Description of the task
Look for the line containing "What matplotlib code" and the line containing "import matplotlib.pyplot as plt"; retype them and all lines between, exactly, and leave out the pictures.
● ● ● ● ●
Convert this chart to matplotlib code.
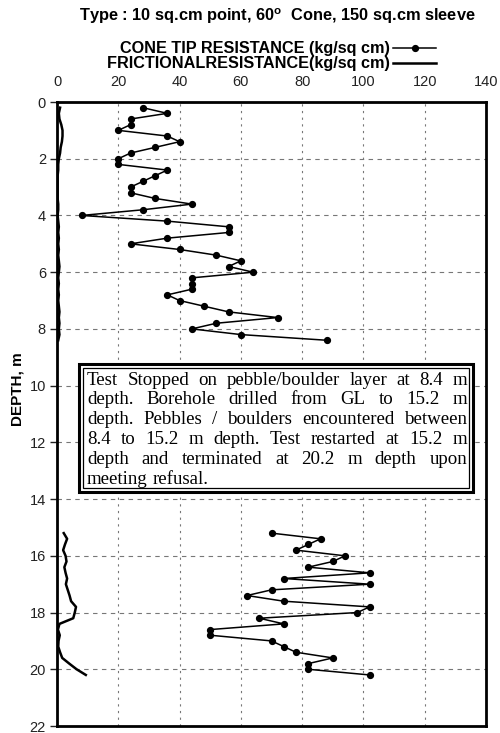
import matplotlib
matplotlib.use("Agg")
from matplotlib import pyplot as plt
from matplotlib.patches import Rectangle

plt.rcParams['font.family'] = ['Liberation Sans', 'DejaVu Sans']

# cone tip resistance, upper part (0.2 - 8.4 m)
depth_top = [0.2, 0.4, 0.6, 0.8, 1.0, 1.2, 1.4, 1.6, 1.8, 2.0, 2.2, 2.4, 2.6, 2.8,
             3.0, 3.2, 3.4, 3.6, 3.8, 4.0, 4.2, 4.4, 4.6, 4.8, 5.0, 5.2, 5.4, 5.6,
             5.8, 6.0, 6.2, 6.4, 6.6, 6.8, 7.0, 7.2, 7.4, 7.6, 7.8, 8.0, 8.2, 8.4]
cone_top = [28, 36, 24, 24, 20, 36, 40, 32, 24, 20, 20, 36, 32, 28,
            24, 24, 32, 44, 28, 8, 36, 56, 56, 36, 24, 40, 52, 60,
            56, 64, 44, 44, 44, 36, 40, 48, 56, 72, 52, 44, 60, 88]
fric_top = [1.0, 0.6, 0.8, 1.4, 1.8, 1.8, 1.6, 1.2, 1.0, 0.6, 0.4, 0.4, 0.2, 0.2,
            0.2, 0.2, 0.2, 0.4, 0.4, 0.2, 0.4, 0.6, 0.4, 0.6, 0.4, 0.6, 0.4, 0.6,
            0.8, 0.6, 0.4, 0.6, 0.4, 0.6, 0.4, 0.6, 0.8, 0.6, 0.8, 0.6, 0.8, 0.4]

# lower part after restart (15.2 - 20.2 m)
depth_bot = [15.2, 15.4, 15.6, 15.8, 16.0, 16.2, 16.4, 16.6, 16.8, 17.0, 17.2, 17.4, 17.6,
             17.8, 18.0, 18.2, 18.4, 18.6, 18.8, 19.0, 19.2, 19.4, 19.6, 19.8, 20.0, 20.2]
cone_bot = [70, 86, 82, 78, 94, 90, 82, 102, 74, 102, 70, 62, 74,
            102, 98, 66, 74, 50, 50, 70, 74, 78, 90, 82, 82, 102]
fric_bot = [2.2, 3.3, 2.6, 2.0, 2.8, 3.1, 2.4, 2.8, 3.3, 2.9, 3.5, 4.1, 4.6,
            6.2, 5.8, 5.3, 0.8, 0.3, 0.9, 0.5, 0.4, 1.0, 1.7, 4.0, 6.4, 9.4]

x_ticks = [0, 20, 40, 60, 80, 100, 120, 140]
y_ticks = [0, 2, 4, 6, 8, 10, 12, 14, 16, 18, 20, 22]

note_lines = ["Test Stopped on pebble/boulder layer at 8.4 m",
              "depth. Borehole drilled from GL to 15.2 m",
              "depth. Pebbles / boulders encountered between",
              "8.4 to 15.2 m depth. Test restarted at 15.2 m",
              "depth and terminated at 20.2 m depth upon",
              "meeting refusal."]

W, H = 500, 733
fig = plt.figure(figsize=(5, 7.33), dpi=100)
ax = fig.add_axes([57 / W, 1 - 726 / H, (486 - 57) / W, (726 - 102) / H])

ax.plot(cone_top, depth_top, color='black', lw=1.1, marker='o', ms=4.2,
        label='CONE TIP RESISTANCE (kg/sq cm)')
ax.plot(cone_bot, depth_bot, color='black', lw=1.1, marker='o', ms=4.2)
ax.plot(fric_top, depth_top, color='black', lw=1.8,
        label='FRICTIONALRESISTANCE(kg/sq cm)')
ax.plot(fric_bot, depth_bot, color='black', lw=1.8)

ax.set_xlim(0, 140)
ax.set_ylim(22, 0)
ax.set_xticks(x_ticks)
ax.set_yticks(y_ticks)
ax.xaxis.tick_top()
ax.tick_params(axis='x', length=0, pad=9, labelsize=10.5, colors='#222222')
ax.tick_params(axis='y', length=5, width=1, pad=3, labelsize=10.5, colors='#222222')
for s in ax.spines.values():
    s.set_linewidth(2)
ax.xaxis.grid(True, color='#777777', lw=0.8, ls=(0, (2, 4)))
ax.yaxis.grid(True, color='#777777', lw=0.8, ls=(0, (4, 4)))
ax.set_axisbelow(True)

leg = ax.legend(loc='lower center', bbox_to_anchor=(0.5, 1.036), frameon=False,
                markerfirst=False, handlelength=2.6, handletextpad=0.2,
                labelspacing=0.0, borderpad=0,
                prop={'weight': 'bold', 'size': 11.7})

fig.text(277 / W, 1 - 16 / H, "Type : 10 sq.cm point, 60$^\\mathregular{o}$  Cone, 150 sq.cm sleeve",
         ha='center', va='center', fontsize=11.8, fontweight='bold')
fig.text(18 / W, 1 - 389 / H, "DEPTH, m", rotation=90, ha='center', va='center',
         fontsize=11, fontweight='bold')

# note box with double border
bx0, bx1, by0, by1 = 79, 473, 364, 492
fig.patches.append(Rectangle((bx0 / W, 1 - by1 / H), (bx1 - bx0) / W, (by1 - by0) / H,
                             transform=fig.transFigure, facecolor='white',
                             edgecolor='black', lw=2.2, zorder=5))
fig.patches.append(Rectangle(((bx0 + 4) / W, 1 - (by1 - 4) / H), (bx1 - bx0 - 8) / W,
                             (by1 - by0 - 8) / H, transform=fig.transFigure,
                             facecolor='none', edgecolor='black', lw=0.9, zorder=6))

# justified text inside the box
renderer = fig.canvas.get_renderer()
left, right = 87, 467
fs = 13.6
for i, line in enumerate(note_lines):
    yc = 1 - (380 + 20 * i) / H
    words = line.split(' ')
    texts = [fig.text(0, yc, w, ha='left', va='center', fontsize=fs,
                      family='Liberation Serif', zorder=7) for w in words]
    widths = [t.get_window_extent(renderer).width for t in texts]
    if i < len(note_lines) - 1 and len(words) > 1:
        gap = (right - left - sum(widths)) / (len(words) - 1)
    else:
        gap = renderer.points_to_pixels(fs) * 0.25
    x = left
    for t, w in zip(texts, widths):
        t.set_x(x / W)
        x += w + gap

fig.savefig('out.png', dpi=100)
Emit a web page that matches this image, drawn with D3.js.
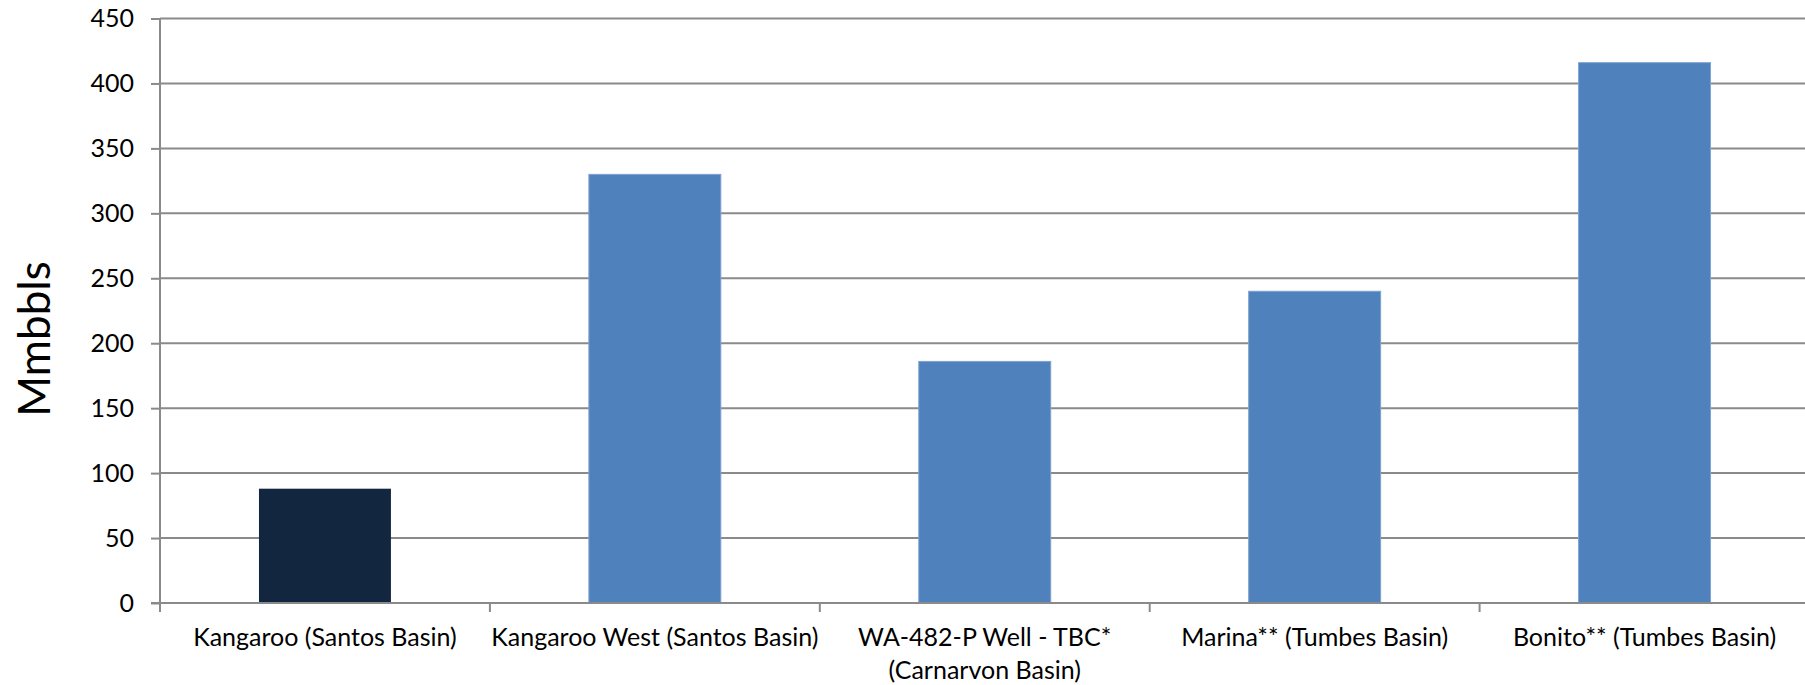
<!DOCTYPE html>
<html>
<head>
<meta charset="utf-8">
<script src="https://cdn.jsdelivr.net/npm/d3@7"></script>
<style>
  html, body { margin: 0; padding: 0; background: #ffffff; overflow: hidden; }
  svg { display: block; }
  text { font-family: Lato, "Open Sans", sans-serif; fill: #000; }
</style>
</head>
<body>
<svg id="chart" width="1805" height="685"></svg>
<script>
// Prospect sizes in Mmbbls
const categories = [
  ["Kangaroo (Santos Basin)"],
  ["Kangaroo West (Santos Basin)"],
  ["WA-482-P Well - TBC*", "(Carnarvon Basin)"],
  ["Marina** (Tumbes Basin)"],
  ["Bonito** (Tumbes Basin)"]
];
const values = [88, 330, 186, 240, 416];
const barColors = ["#132640", "#4f81bd", "#4f81bd", "#4f81bd", "#4f81bd"];
const yTicks = [0, 50, 100, 150, 200, 250, 300, 350, 400, 450];
const yTitle = "Mmbbls";

const svg = d3.select("#chart");
const margin = { left: 160, top: 18.5, bottom: 603, right: 1809.5 };
const gridColor = "#8a8a8a";

const x = d3.scaleBand()
  .domain(d3.range(categories.length))
  .range([margin.left, margin.right])
  .paddingInner(0.6)
  .paddingOuter(0.3);

const y = d3.scaleLinear()
  .domain([0, 450])
  .range([margin.bottom, margin.top]);

// horizontal gridlines
svg.append("g")
  .selectAll("line")
  .data(yTicks.filter(d => d > 0))
  .join("line")
  .attr("x1", margin.left)
  .attr("x2", margin.right)
  .attr("y1", d => y(d))
  .attr("y2", d => y(d))
  .attr("stroke", gridColor)
  .attr("stroke-width", 2);

// bars
svg.append("g")
  .selectAll("rect")
  .data(values)
  .join("rect")
  .attr("x", (d, i) => x(i))
  .attr("width", x.bandwidth())
  .attr("y", d => y(d))
  .attr("height", d => y(0) - y(d))
  .attr("fill", (d, i) => barColors[i])
  .attr("stroke", (d, i) => i === 0 ? "none" : "#7fa3d0")
  .attr("stroke-width", 1);

// y axis
const yAxis = d3.axisLeft(y)
  .tickValues(yTicks)
  .tickSize(9)
  .tickPadding(17);
const gy = svg.append("g")
  .attr("transform", `translate(${margin.left},0)`)
  .call(yAxis);
gy.select(".domain").remove();
gy.selectAll(".tick line").attr("stroke", gridColor).attr("stroke-width", 2);
gy.selectAll(".tick text")
  .attr("font-size", 25)
  .attr("font-family", "Lato, 'Open Sans', sans-serif")
  .attr("fill", "#000");
gy.append("line")
  .attr("x1", 0).attr("x2", 0)
  .attr("y1", margin.top).attr("y2", margin.bottom + 9)
  .attr("stroke", gridColor).attr("stroke-width", 2);

// x axis baseline with category separators
const boundaries = d3.range(categories.length + 1).map(i => margin.left + i * x.step());
const gx = svg.append("g");
gx.append("line")
  .attr("x1", margin.left - 9).attr("x2", margin.right)
  .attr("y1", y(0)).attr("y2", y(0))
  .attr("stroke", gridColor).attr("stroke-width", 2);
gx.selectAll("line.sep")
  .data(boundaries)
  .join("line")
  .attr("class", "sep")
  .attr("x1", d => d).attr("x2", d => d)
  .attr("y1", y(0)).attr("y2", y(0) + 9)
  .attr("stroke", gridColor).attr("stroke-width", 2);

// category labels
const labels = svg.append("g")
  .selectAll("text")
  .data(categories)
  .join("text")
  .attr("text-anchor", "middle")
  .attr("font-size", 25)
  .attr("x", (d, i) => x(i) + x.bandwidth() / 2)
  .attr("y", 646);
labels.selectAll("tspan")
  .data(d => d)
  .join("tspan")
  .attr("x", function () { return d3.select(this.parentNode).attr("x"); })
  .attr("dy", (d, i) => i === 0 ? 0 : 33)
  .text(d => d);

// y axis title
svg.append("text")
  .attr("transform", "translate(50,339) rotate(-90)")
  .attr("text-anchor", "middle")
  .attr("font-size", 44)
  .text(yTitle);
</script>
</body>
</html>
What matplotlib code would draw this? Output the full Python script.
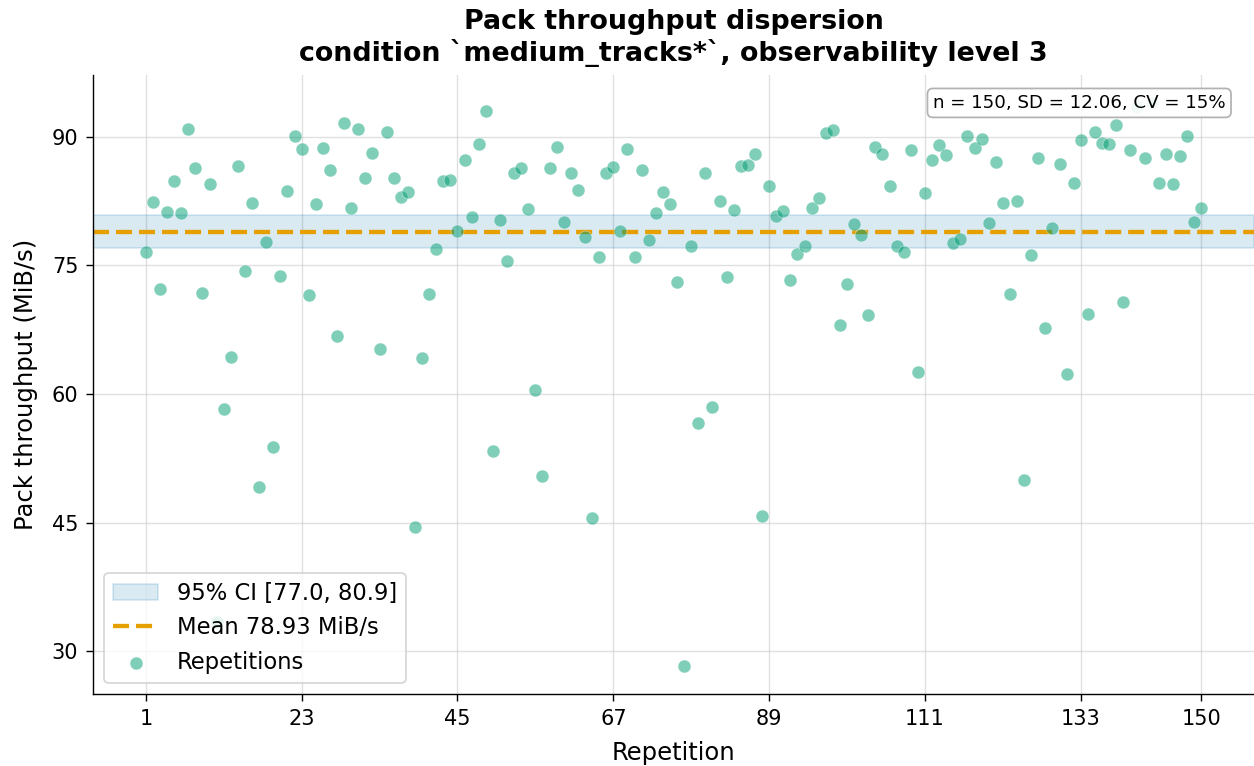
import numpy as np
import matplotlib.pyplot as plt

# Data
repetitions = np.arange(1, 151)
throughput = [
    76.6, 82.4, 72.2, 81.2, 84.8, 81.05, 90.9, 86.3, 71.8, 84.5,
    33.4, 58.2, 64.3, 86.6, 74.3, 82.3, 49.2, 77.7, 53.8, 73.7,
    83.65, 90.1, 88.6, 71.5, 82.1, 88.7, 86.1, 66.7, 91.6, 81.7,
    90.9, 85.2, 88.1, 65.3, 90.5, 85.2, 83.0, 83.6, 44.5, 64.2,
    71.6, 76.9, 84.85, 85.0, 79.0, 87.3, 80.6, 89.2, 93.0, 53.3,
    80.3, 75.5, 85.8, 86.3, 81.6, 60.5, 50.45, 86.3, 88.8, 80.0,
    85.8, 83.8, 78.3, 45.5, 76.0, 85.8, 86.5, 78.95, 88.6, 76.0,
    86.1, 77.9, 81.1, 83.6, 82.1, 73.1, 28.3, 77.25, 56.6, 85.8,
    58.5, 82.5, 73.6, 81.5, 86.6, 86.7, 88.0, 45.8, 84.3, 80.8,
    81.3, 73.3, 76.3, 77.2, 81.7, 82.9, 90.4, 90.8, 68.0, 72.8,
    79.8, 78.55, 69.15, 88.8, 88.0, 84.3, 77.3, 76.6, 88.5, 62.6,
    83.4, 87.3, 89.0, 87.9, 77.65, 78.1, 90.1, 88.7, 89.7, 79.9,
    87.1, 82.3, 71.6, 82.5, 50.0, 76.2, 87.5, 67.7, 79.4, 86.8,
    62.3, 84.6, 89.6, 69.3, 90.5, 89.3, 89.15, 91.4, 70.7, 88.4,
    93.5, 87.5, 93.9, 84.6, 88.0, 84.5, 87.8, 90.1, 80.1, 81.7,
]
mean_value = 78.93
ci_low, ci_high = 77.0, 80.9
sd_value = 12.06
cv_pct = 15
x_ticks = [1, 23, 45, 67, 89, 111, 133, 150]
y_ticks = [30, 45, 60, 75, 90]

DPI = 125
fig = plt.figure(figsize=(1254 / DPI, 766 / DPI), dpi=DPI)
ax = fig.add_axes([0.0742, 0.094, 0.9258, 0.808])

ax.axhspan(ci_low, ci_high, color='#0072B2', alpha=0.15,
           label=f'95% CI [{ci_low:.1f}, {ci_high:.1f}]')
ax.axhline(mean_value, color='#E69F00', linestyle='--', linewidth=2.5,
           label=f'Mean {mean_value:.2f} MiB/s')
ax.scatter(repetitions, throughput, s=55, color='#009E73', alpha=0.5,
           edgecolor='white', linewidth=0.4, label='Repetitions', zorder=3)

ax.set_xticks(x_ticks)
ax.set_yticks(y_ticks)
ax.tick_params(labelsize=12, length=4, pad=4.5)
ax.grid(True, color='#cccccc', alpha=0.6, linewidth=0.8)
ax.set_axisbelow(True)
ax.spines['top'].set_visible(False)
ax.spines['right'].set_visible(False)

ax.set_xlabel('Repetition', fontsize=14, labelpad=7)
ax.set_ylabel('Pack throughput (MiB/s)', fontsize=14, labelpad=8)
ax.set_title('Pack throughput dispersion\ncondition `medium_tracks*`, observability level 3',
             fontsize=15.5, fontweight='bold', pad=8)

ax.legend(loc='lower left', fontsize=13)
ax.text(0.9755, 0.955, f'n = {len(throughput)}, SD = {sd_value:.2f}, CV = {cv_pct}%',
        transform=ax.transAxes, ha='right', va='center', fontsize=10.5,
        bbox=dict(boxstyle='round,pad=0.3', facecolor='white', edgecolor='#aaaaaa', alpha=0.9))

fig.savefig('out.png', dpi=DPI)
● ● ● ● ●
Output for this exercise
What matplotlib code would draw this? Output the full Python script.
import numpy as np
import matplotlib.pyplot as plt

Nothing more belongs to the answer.